What is the gold thickness and what metal is underneath it. Very
thin immersion deposited gold (0.1 to 0.3 microns) are not gold
ball/wedge bondable with reasonable yields. I've not tried
wedge/wedge bonding gold, but this may well be the same. 



         Wire bonding requires cleanliness from the substrates. The          residues form no clean paste are difficult to remove. The alcohol          wash probably isn't making much of an impact. If these residues          are getting on the wire bond sites they can interfere with the          bond. Can you reverse the process flow and do the COB die attach          wire bond and glob top before attaching the SMD components?          If you do this and the COB components are on the same side of the          board as the SMT then you can't stencil print solder paste. You          will have to dispense solder paste instead. Reversing the flow          could also interfere with your test strategy as well, so it needs          some thinking about. Given the choice I would COB first, then          attach the surface mount parts.                         Plasma cleaning can be used to improve COB yields by removing          organics from the metal surfaces. Epoxy die attach materials can          out gas during cure, the molecules depositing themselves on the          wire bond sites.
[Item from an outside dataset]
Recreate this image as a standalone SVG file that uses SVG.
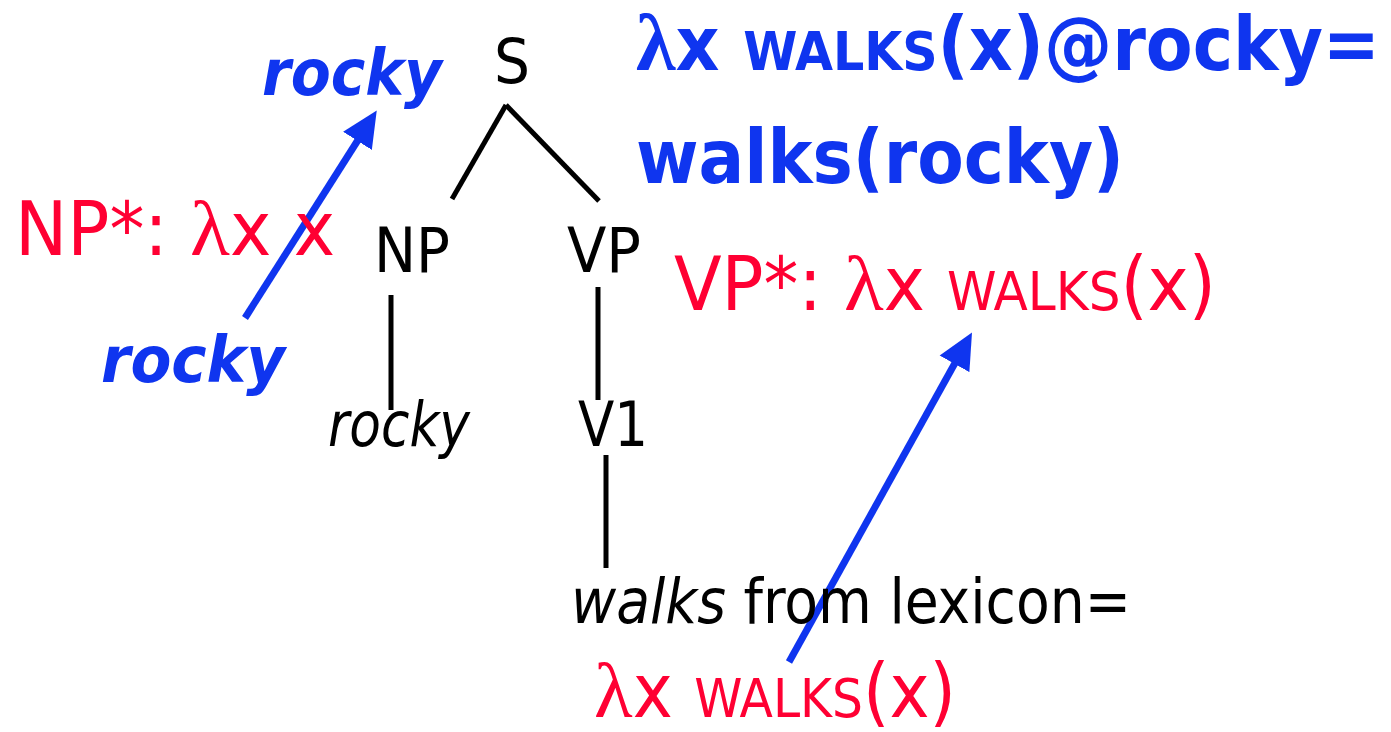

I don't know if plasma will remove no clean flux          residues.                         Look at the surface roughness of the wire bond sites. If the          surface is too rough then you will get some bonds lifting.                         A final set of causes could be the wire bond process itself.          Process parameters, wire and capillary selection, or a machine          fault could all contribute to the problem.                    Hope this helps.                    Jeremy Drake          Design to Distribution Ltd          Stoke on Trent          England.